In the past before the Internet, we relied on what I think are more superficial indicators. For me, in middle school I was judged by how I dressed, which reflected my economic class status, by how I looked, and by the way I acted in class etc…None of which were remotely accurate to the person I was. Like most adolescents and young adults, I had a rough of idea of who I was, but most days even I was confused. So to be judged and evaluated on how I presented myself to the world seemed unfair. No one got me and I had no way of setting them straight.

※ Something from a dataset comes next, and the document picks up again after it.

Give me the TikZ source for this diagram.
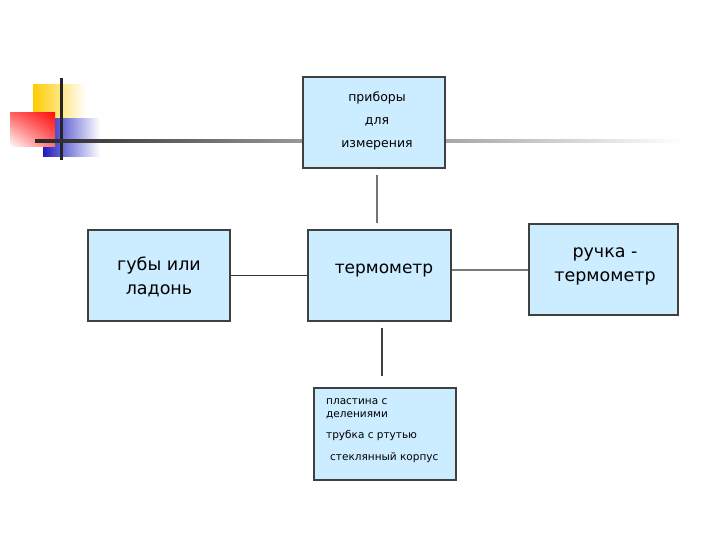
\documentclass[tikz,border=0pt]{standalone}
\usepackage{fontspec}
\setmainfont{DejaVu Sans}
\usetikzlibrary{calc,shadings}
\definecolor{boxfill}{HTML}{CCECFF}
\definecolor{boxline}{HTML}{404040}
\definecolor{decoyellow}{HTML}{FFCC00}
\definecolor{decoblue}{HTML}{1C1CC0}
\definecolor{decored}{HTML}{FF1010}
\tikzset{
  boxnode/.style={draw=boxline, line width=1.3pt, fill=boxfill, rectangle, inner sep=0pt},
  bigtext/.style={font=\fontsize{17.5}{24}\selectfont, align=center},
  smalltext/.style={font=\fontsize{12.5}{23}\selectfont, align=center},
  tinytext/.style={font=\fontsize{10.5}{13}\selectfont, align=left, anchor=north west, inner sep=0pt},
}
\begin{document}
\begin{tikzpicture}[x=1pt,y=-1pt]
\useasboundingbox[fill=white] (0,0) rectangle (720,540);

% decoration
\shade[left color=decoyellow, middle color=decoyellow!90, right color=white] (33,85) rectangle (86,131);
\shade[left color=decoblue, middle color=decoblue!90, right color=white] (43,119) rectangle (100,157);
\shade[upper right=decored, upper left=decored!65, lower right=decored!60, lower left=white] (10,113) rectangle (55,147);
\fill[black!85] (60,78) rectangle (62.5,160);
\shade[left color=black!85, right color=gray!80] (35,139.8) rectangle (303,142.6);
\shade[left color=gray!70, right color=white] (445,139.8) rectangle (682,142.6);

% boxes
\node[boxnode, minimum width=142pt, minimum height=91pt] (top) at (374,122.5) {};
\node[smalltext] (toptext) at (377,120.5) {приборы\\для\\измерения};

\node[boxnode, minimum width=143pt, minimum height=91pt] (ctr) at (379.5,275.5) {};
\node[bigtext, font=\fontsize{17}{24}\selectfont] (ctrtext) at (384,271) {термометр};

\node[boxnode, minimum width=142pt, minimum height=91pt] (left) at (159,275.5) {};
\node[bigtext] (lefttext) at (159,277) {губы или\\ладонь};

\node[boxnode, minimum width=149pt, minimum height=91pt] (right) at (603.5,269.5) {};
\node[bigtext] (righttext) at (605,266) {ручка -\\термометр};

\node[boxnode, minimum width=142pt, minimum height=92pt] (bot) at (385,434) {};
\node[tinytext] (bottext) at (326,398) {пластина с\\делениями\\[8pt]трубка с ртутью\\[9pt]\hspace{4pt}стеклянный корпус};

% connectors
\draw[gray!90!black, line width=1.6pt] ($(top.south)+(3,6)$) -- ($(ctr.north)+(-2.5,-6)$);
\draw[black!80, line width=1pt] (left.east |- 0,275) -- (ctr.west |- 0,275);
\draw[gray!95!black, line width=2pt] (ctr.east |- right.west) -- (right.west);
\draw[black!75, line width=1.6pt] ($(ctr.south)+(2.5,6)$) -- ($(bot.north)+(-3,-11)$);
\end{tikzpicture}
\end{document}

I think this need to present ourselves as we create and recreate ourselves and change and grow is the central theme of both the movie The Social Network and social networks. Zuckerberg’s goal was to give people a place to stake claim and announce to the world who they are. He wanted to level the playing field. You could, by publicly sharing your profile, dictate to the world how to perceive you once and for all. You no longer had to be the quiet wallflower or the dense jock, if people could see the books you were reading or the music you listened to. Suddenly, you became much more multi-dimensional. Social networks allow us to create who we are much more accurately than non-digital life.
I think I may have more material that will fit into this post, so I will wrap up for now. In closing, I just want to point out that life has changed, is changing, we are in the middle of a very exciting time. The very nature of who we are and how we connect with others is in flux, but this change need not be terrifying. Yes, our children socialize in radically different ways than we did when we were kids, yes young people tend to stare at screens instead of at each others eyes, but we must keep in mind that behind every screen is another person, or two, or three. While staring at a phone and texting may appear anti-social to us, it is actually the most social of acts for them. We cannot ban or force kids to abandon a form of socialization simply because we don’t understand it or because it makes us feel uncomfortable. Make me think of a line I just read in John Spencer’s book Teaching Unmasked: Criticize the tools you use and use the tools you criticize. I for one am going to tack that up on my classroom walls and jump in feet first to help my kids find their voice, find their passion, and their confidence to build and maintain meaningful and mature relationships, both face-to face and online. You can choose to stand on the sidelines and fear the world as it comes at you, or you can choose to go with the flow and move forward.